Kui Buri (กุยบุรี, /th/) is a district (amphoe) in the northern part of Prachuap Khiri Khan province, central Thailand.

==History==
Mueang Kui was an ancient city of the Ayutthaya Kingdom. In the reign of King Boromakot, Kui was a fourth-class city. In the Rattanakosin era, King Rama II established a Mueang Bang Nang Rom, which had its city hall in Kui Buri. King Mongkut (Rama IV) renamed Mueang Bang Nang Rom "Prachuap Khiri Khan", with the same city hall. When King Chulalongkorn created Monthon Phetchaburi, Kui Buri was included. In 1898 the city hall was moved to Ko Lak bay and Kui Buri was downgraded to a subdistrict of Mueang Prachuap Khiri Khan District. The minor district (king amphoe) of Kui Buri was re-established on 19 July 1960 and officially upgraded to a full district on 16 July 1963.

The British diplomat John Crawfurd visited the area in 1822 during the mission described in his book Journal of an embassy from the Governor-General of India to the courts of Siam and Cochin-China: exhibiting a view of the actual state of those kingdoms. He reported the name of the town as "Kwi".

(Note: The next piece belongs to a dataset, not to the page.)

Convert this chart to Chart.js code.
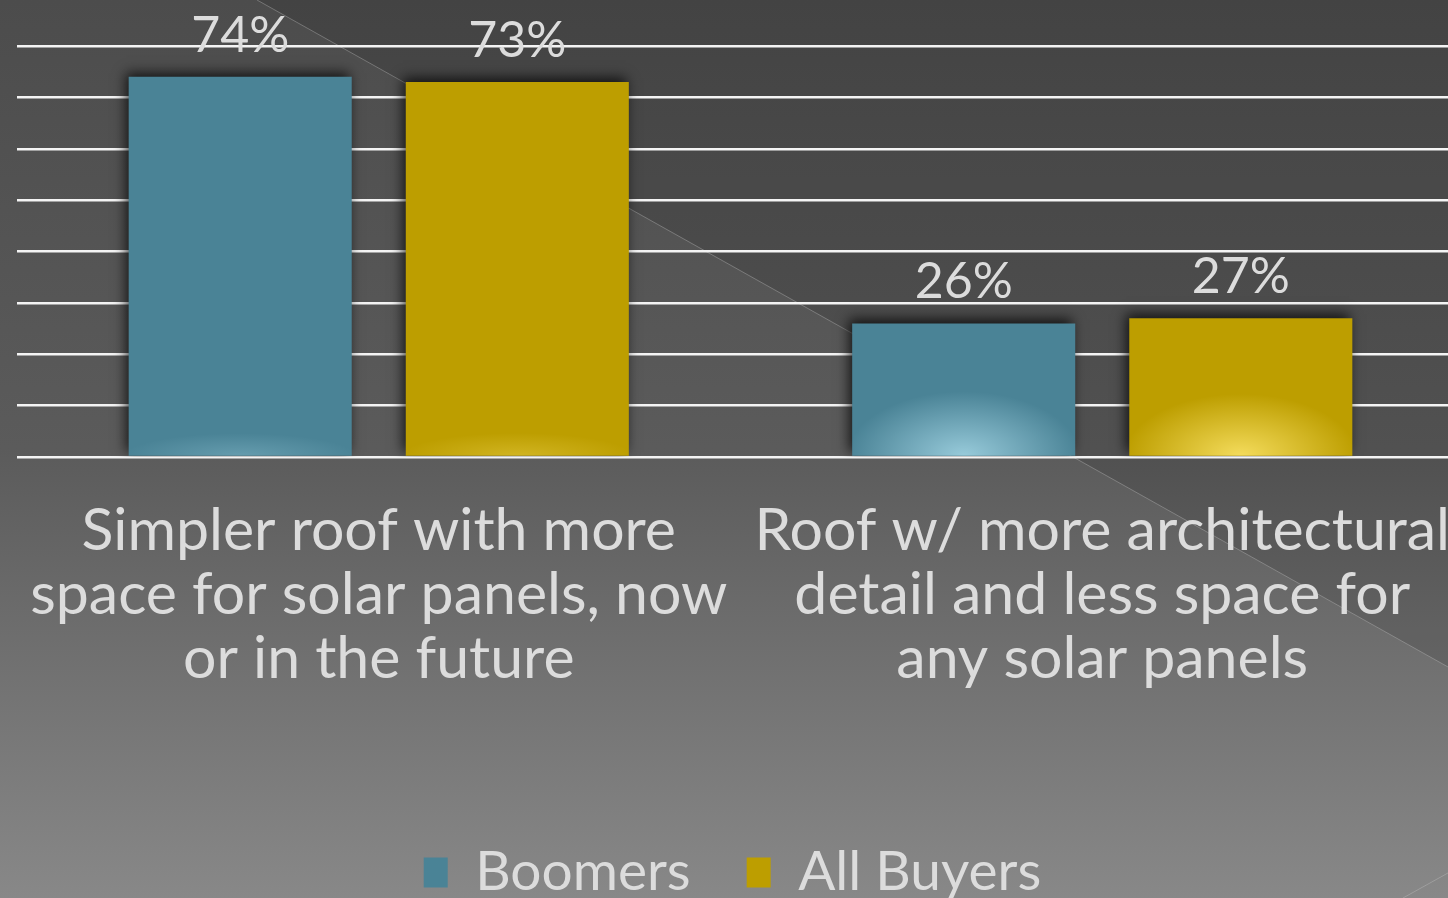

Its name Kui derived from the Khmer (គុយ), meaning "rhino horn", and buri derived from the Sanskrit purī (पुरी); meaning "town" or "city"; hence "rhino horn city". Rhino horn has been an important export product since the Ayutthaya period.

==Geography==
Neighbouring districts are Sam Roi Yot to the north and Mueang Prachuap Khiri Khan to the south. To the west is the Tanintharyi Division of Myanmar, to the east the Gulf of Thailand.

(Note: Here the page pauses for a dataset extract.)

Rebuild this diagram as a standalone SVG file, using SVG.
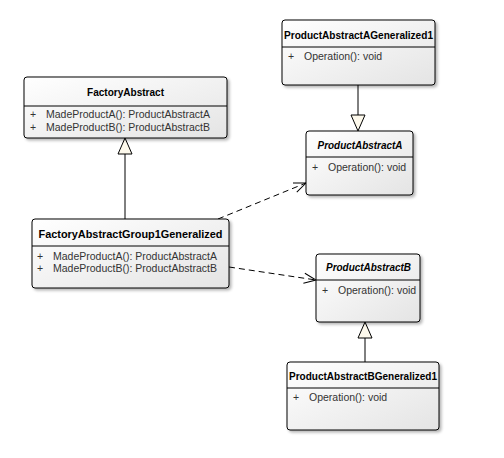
<svg xmlns="http://www.w3.org/2000/svg" width="504" height="458" viewBox="0 0 504 458">
<defs>
<linearGradient id="g" x1="0" y1="0" x2="1" y2="1">
<stop offset="0" stop-color="#ffffff"/>
<stop offset="1" stop-color="#e4e4e4"/>
</linearGradient>
<filter id="sh" x="-10%" y="-10%" width="130%" height="130%">
<feGaussianBlur in="SourceAlpha" stdDeviation="1.5"/>
<feOffset dx="2" dy="2"/>
<feComponentTransfer><feFuncA type="linear" slope="0.3"/></feComponentTransfer>
<feMerge><feMergeNode/><feMergeNode in="SourceGraphic"/></feMerge>
</filter>
<marker id="open" markerWidth="14" markerHeight="12" refX="13" refY="6" orient="auto" markerUnits="userSpaceOnUse">
<path d="M1,1 L13,6 L1,11" fill="none" stroke="#000" stroke-width="1"/>
</marker>
</defs>
<style>
.box{fill:url(#g);stroke:#000;stroke-width:1;filter:url(#sh)}
.div{stroke:#000;stroke-width:1}
.t{font-family:"Liberation Sans",Arial,sans-serif;font-size:11px;font-weight:bold;fill:#000;text-anchor:middle}
.ti{font-style:italic}
.r{font-family:"Liberation Sans",Arial,sans-serif;font-size:10.5px;fill:#333}
.c{fill:none;stroke:#000;stroke-width:1}
.d{stroke-dasharray:6,4}
.tri{fill:#fdf9ec;stroke:#000;stroke-width:1}
</style>
<rect width="504" height="458" fill="#fff"/>
<g id="connectors">
<path class="c" d="M358,85 V115"/>
<polygon class="tri" points="358,131 351,115 365,115"/>
<path class="c" d="M125,219 V154"/>
<polygon class="tri" points="125,138 118,154 132,154"/>
<path class="c" d="M365,362 V338"/>
<polygon class="tri" points="365,322 358,338 372,338"/>
<path class="c d" d="M218,219 L306,183" marker-end="url(#open)"/>
<path class="c d" d="M229,267 L316,280" marker-end="url(#open)"/>
</g>
<g id="FactoryAbstract">
<rect class="box" x="24" y="77" width="203" height="61" rx="3"/>
<line class="div" x1="24" y1="106" x2="227" y2="106"/>
<text class="t" x="125.5" y="96" textLength="77" lengthAdjust="spacingAndGlyphs">FactoryAbstract</text>
<text class="r" x="30" y="118">+</text><text class="r" x="46" y="118">MadeProductA(): ProductAbstractA</text>
<text class="r" x="30" y="131">+</text><text class="r" x="46" y="131">MadeProductB(): ProductAbstractB</text>
</g>
<g id="ProductAbstractAGeneralized1">
<rect class="box" x="282" y="20" width="153" height="65" rx="3"/>
<line class="div" x1="282" y1="47" x2="435" y2="47"/>
<text class="t" x="358.5" y="39" textLength="149" lengthAdjust="spacingAndGlyphs">ProductAbstractAGeneralized1</text>
<text class="r" x="288" y="60">+</text><text class="r" x="304" y="60">Operation(): void</text>
</g>
<g id="ProductAbstractA">
<rect class="box" x="306" y="131" width="107" height="64" rx="3"/>
<line class="div" x1="306" y1="157" x2="413" y2="157"/>
<text class="t ti" x="360" y="149" textLength="85" lengthAdjust="spacingAndGlyphs">ProductAbstractA</text>
<text class="r" x="312" y="171">+</text><text class="r" x="328" y="171">Operation(): void</text>
</g>
<g id="FactoryAbstractGroup1Generalized">
<rect class="box" x="32" y="219" width="197" height="69" rx="3"/>
<line class="div" x1="32" y1="246" x2="229" y2="246"/>
<text class="t" x="130.5" y="238" textLength="184" lengthAdjust="spacingAndGlyphs">FactoryAbstractGroup1Generalized</text>
<text class="r" x="37" y="260">+</text><text class="r" x="53" y="260">MadeProductA(): ProductAbstractA</text>
<text class="r" x="37" y="272">+</text><text class="r" x="53" y="272">MadeProductB(): ProductAbstractB</text>
</g>
<g id="ProductAbstractB">
<rect class="box" x="316" y="254" width="104" height="68" rx="3"/>
<line class="div" x1="316" y1="280" x2="420" y2="280"/>
<text class="t ti" x="368.5" y="271" textLength="85" lengthAdjust="spacingAndGlyphs">ProductAbstractB</text>
<text class="r" x="322" y="294">+</text><text class="r" x="338" y="294">Operation(): void</text>
</g>
<g id="ProductAbstractBGeneralized1">
<rect class="box" x="287" y="362" width="152" height="68" rx="3"/>
<line class="div" x1="287" y1="388" x2="439" y2="388"/>
<text class="t" x="363" y="380" textLength="148" lengthAdjust="spacingAndGlyphs">ProductAbstractBGeneralized1</text>
<text class="r" x="293" y="401">+</text><text class="r" x="309" y="401">Operation(): void</text>
</g>
</svg>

The main river of the district is the Khlong Kui.

==Administration==
The district is divided into six sub-districts (tambons), which are further subdivided into 47 villages (mubans). There are two townships (thesaban tambons) in the district. Kui Buri covers parts of tambons Kui Buri and Kui Nuea, and Rai Mai covers parts of tambon Sam Krathai.
| No. | Name | Thai name | Villages | |
| 1. | Kui Buri | กุยบุรี | 8 | |
| 2. | Kui Nuea | กุยเหนือ | 11 | |
| 3. | Khao Daeng | เขาแดง | 3 | |
| 4. | Don Yai Nu | ดอนยายหนู | 4 | |
| 6. | Sam Krathai | สามกระทาย | 10 | |
| 7. | Hat Kham | หาดขาม | 11 | |
The missing number five belongs to tambon Rai Mai, reassigned to Sam Roi Yot District.